→ **JOB**
Filter the data below for the string "this" and copy each matching line.

### DATASET CONTENT

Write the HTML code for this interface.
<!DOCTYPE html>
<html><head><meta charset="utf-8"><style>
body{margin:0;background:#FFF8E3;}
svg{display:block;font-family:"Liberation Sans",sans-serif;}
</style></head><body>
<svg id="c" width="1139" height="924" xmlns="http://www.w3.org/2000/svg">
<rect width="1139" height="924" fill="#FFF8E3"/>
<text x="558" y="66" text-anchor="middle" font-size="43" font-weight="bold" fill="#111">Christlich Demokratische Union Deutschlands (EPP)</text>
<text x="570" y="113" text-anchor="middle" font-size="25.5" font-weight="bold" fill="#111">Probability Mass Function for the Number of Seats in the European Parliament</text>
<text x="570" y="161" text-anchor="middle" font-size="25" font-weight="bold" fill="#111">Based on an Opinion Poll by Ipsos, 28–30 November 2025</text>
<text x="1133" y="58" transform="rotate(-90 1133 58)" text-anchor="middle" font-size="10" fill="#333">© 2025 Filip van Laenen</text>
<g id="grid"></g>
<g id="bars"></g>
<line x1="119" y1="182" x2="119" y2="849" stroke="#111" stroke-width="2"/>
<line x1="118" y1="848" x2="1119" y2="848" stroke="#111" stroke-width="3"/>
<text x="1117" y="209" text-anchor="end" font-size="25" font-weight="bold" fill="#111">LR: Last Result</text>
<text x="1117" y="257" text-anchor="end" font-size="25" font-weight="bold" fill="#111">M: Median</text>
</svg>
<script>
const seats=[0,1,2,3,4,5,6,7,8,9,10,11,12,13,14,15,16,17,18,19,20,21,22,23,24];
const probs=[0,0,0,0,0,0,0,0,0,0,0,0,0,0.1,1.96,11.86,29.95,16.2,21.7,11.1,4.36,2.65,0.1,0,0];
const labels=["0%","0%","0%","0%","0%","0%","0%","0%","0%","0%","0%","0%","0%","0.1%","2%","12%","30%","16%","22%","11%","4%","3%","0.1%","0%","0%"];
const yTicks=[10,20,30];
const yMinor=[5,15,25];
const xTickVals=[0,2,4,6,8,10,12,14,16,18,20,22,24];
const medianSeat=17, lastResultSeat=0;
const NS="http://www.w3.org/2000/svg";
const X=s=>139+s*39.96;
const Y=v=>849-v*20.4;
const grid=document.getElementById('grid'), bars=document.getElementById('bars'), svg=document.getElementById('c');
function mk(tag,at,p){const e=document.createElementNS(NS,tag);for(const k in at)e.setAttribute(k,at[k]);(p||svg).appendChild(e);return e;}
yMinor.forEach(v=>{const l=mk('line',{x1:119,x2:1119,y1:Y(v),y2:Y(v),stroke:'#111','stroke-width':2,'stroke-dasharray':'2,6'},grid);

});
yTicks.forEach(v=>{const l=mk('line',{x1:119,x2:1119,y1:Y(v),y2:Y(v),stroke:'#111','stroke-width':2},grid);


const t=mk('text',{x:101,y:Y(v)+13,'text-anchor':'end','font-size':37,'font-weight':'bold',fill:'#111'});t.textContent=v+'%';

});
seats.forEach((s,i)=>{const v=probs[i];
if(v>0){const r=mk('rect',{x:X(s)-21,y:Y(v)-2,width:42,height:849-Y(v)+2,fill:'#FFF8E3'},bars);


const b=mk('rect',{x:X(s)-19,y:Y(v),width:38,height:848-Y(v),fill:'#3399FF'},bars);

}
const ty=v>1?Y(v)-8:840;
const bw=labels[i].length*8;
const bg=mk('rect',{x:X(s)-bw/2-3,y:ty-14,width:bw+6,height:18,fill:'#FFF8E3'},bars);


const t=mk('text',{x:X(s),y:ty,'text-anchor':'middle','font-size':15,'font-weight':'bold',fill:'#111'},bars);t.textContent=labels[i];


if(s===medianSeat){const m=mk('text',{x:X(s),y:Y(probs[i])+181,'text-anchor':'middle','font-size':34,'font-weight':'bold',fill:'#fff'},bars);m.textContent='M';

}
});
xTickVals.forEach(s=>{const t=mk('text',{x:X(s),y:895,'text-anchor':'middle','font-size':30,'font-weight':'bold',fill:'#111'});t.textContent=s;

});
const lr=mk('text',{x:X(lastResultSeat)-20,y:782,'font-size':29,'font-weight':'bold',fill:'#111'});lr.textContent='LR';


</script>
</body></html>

######
### DATASET CONTENT

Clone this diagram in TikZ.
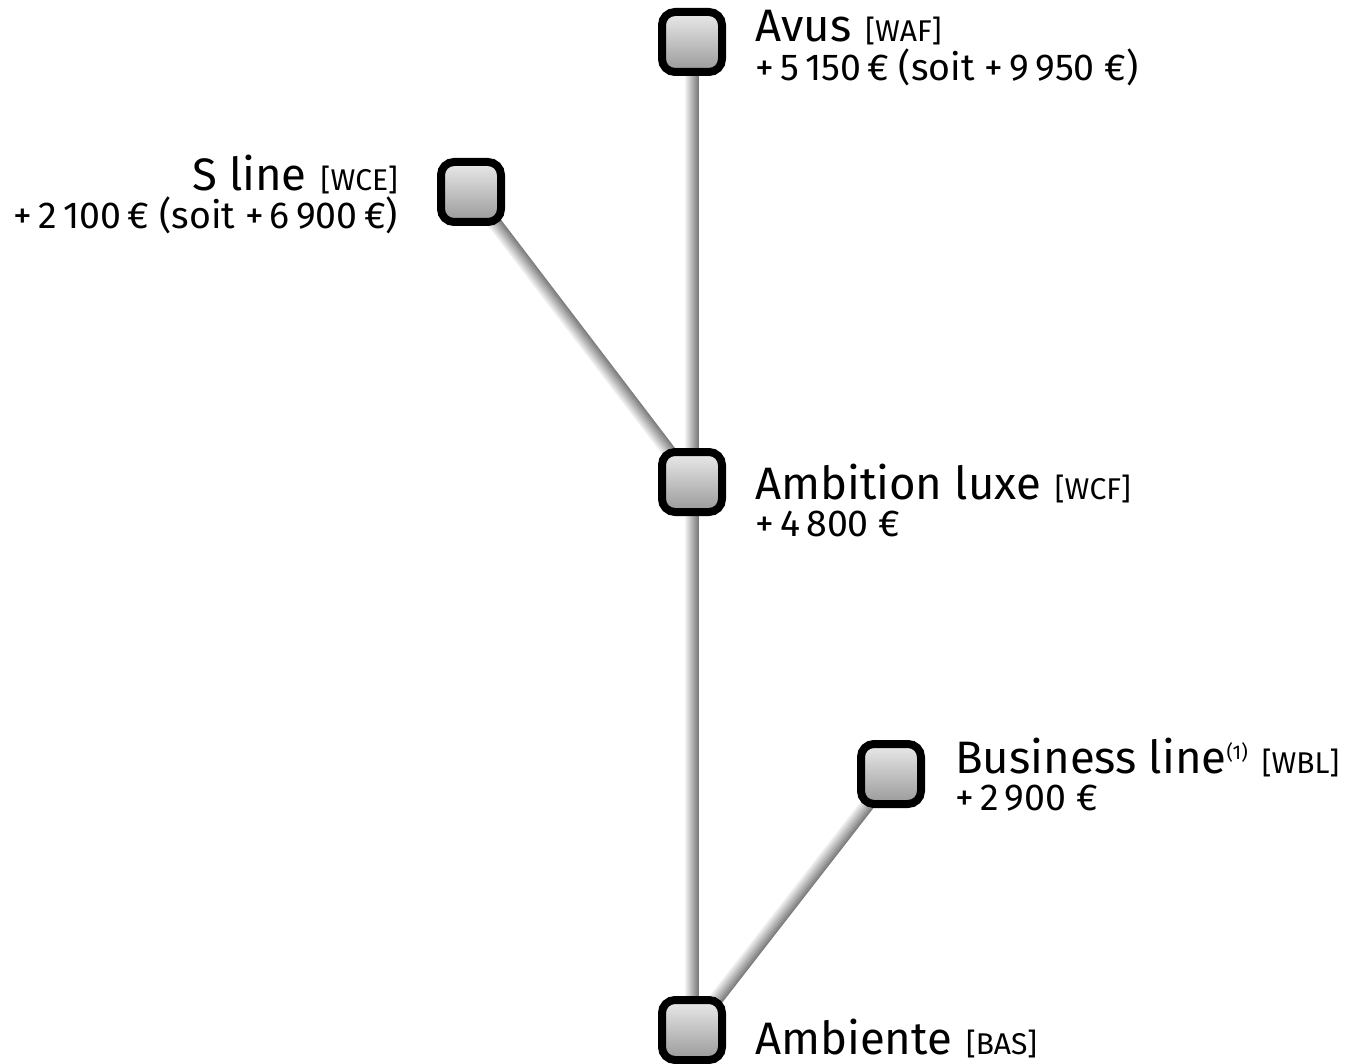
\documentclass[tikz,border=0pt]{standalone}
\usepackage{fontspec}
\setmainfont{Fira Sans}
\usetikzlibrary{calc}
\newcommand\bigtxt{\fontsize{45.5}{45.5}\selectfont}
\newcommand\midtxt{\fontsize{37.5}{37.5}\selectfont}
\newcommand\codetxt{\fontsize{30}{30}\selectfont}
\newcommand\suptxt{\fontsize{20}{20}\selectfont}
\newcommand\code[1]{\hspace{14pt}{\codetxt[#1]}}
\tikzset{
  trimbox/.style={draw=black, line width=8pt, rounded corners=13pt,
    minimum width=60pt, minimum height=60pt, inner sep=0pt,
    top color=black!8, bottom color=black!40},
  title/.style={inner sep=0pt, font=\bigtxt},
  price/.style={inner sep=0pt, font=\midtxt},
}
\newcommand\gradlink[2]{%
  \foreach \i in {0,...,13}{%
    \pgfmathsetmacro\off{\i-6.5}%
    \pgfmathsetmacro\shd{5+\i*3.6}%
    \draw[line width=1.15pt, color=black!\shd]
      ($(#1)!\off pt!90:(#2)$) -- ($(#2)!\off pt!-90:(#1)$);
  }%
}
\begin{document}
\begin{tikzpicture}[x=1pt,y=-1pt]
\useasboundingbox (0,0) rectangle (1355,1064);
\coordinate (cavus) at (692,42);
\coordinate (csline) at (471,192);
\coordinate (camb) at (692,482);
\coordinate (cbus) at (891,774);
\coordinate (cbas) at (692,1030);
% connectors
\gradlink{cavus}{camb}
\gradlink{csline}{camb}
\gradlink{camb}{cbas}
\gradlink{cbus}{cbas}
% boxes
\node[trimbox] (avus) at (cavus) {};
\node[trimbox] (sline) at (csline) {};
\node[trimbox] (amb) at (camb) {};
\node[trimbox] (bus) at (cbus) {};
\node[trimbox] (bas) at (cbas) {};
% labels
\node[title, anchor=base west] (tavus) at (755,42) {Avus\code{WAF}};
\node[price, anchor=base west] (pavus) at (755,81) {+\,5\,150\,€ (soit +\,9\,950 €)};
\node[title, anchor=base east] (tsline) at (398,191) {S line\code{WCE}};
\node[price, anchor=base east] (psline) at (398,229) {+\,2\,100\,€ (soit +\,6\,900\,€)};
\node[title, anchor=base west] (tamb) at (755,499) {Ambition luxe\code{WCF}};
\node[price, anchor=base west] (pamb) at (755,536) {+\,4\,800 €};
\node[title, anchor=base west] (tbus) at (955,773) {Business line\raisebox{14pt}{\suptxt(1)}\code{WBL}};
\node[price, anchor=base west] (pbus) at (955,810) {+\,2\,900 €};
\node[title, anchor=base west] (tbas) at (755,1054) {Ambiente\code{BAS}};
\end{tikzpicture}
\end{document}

######

→ **EXPECTED OUTPUT**
Write the HTML code for this interface.
Clone this diagram in TikZ.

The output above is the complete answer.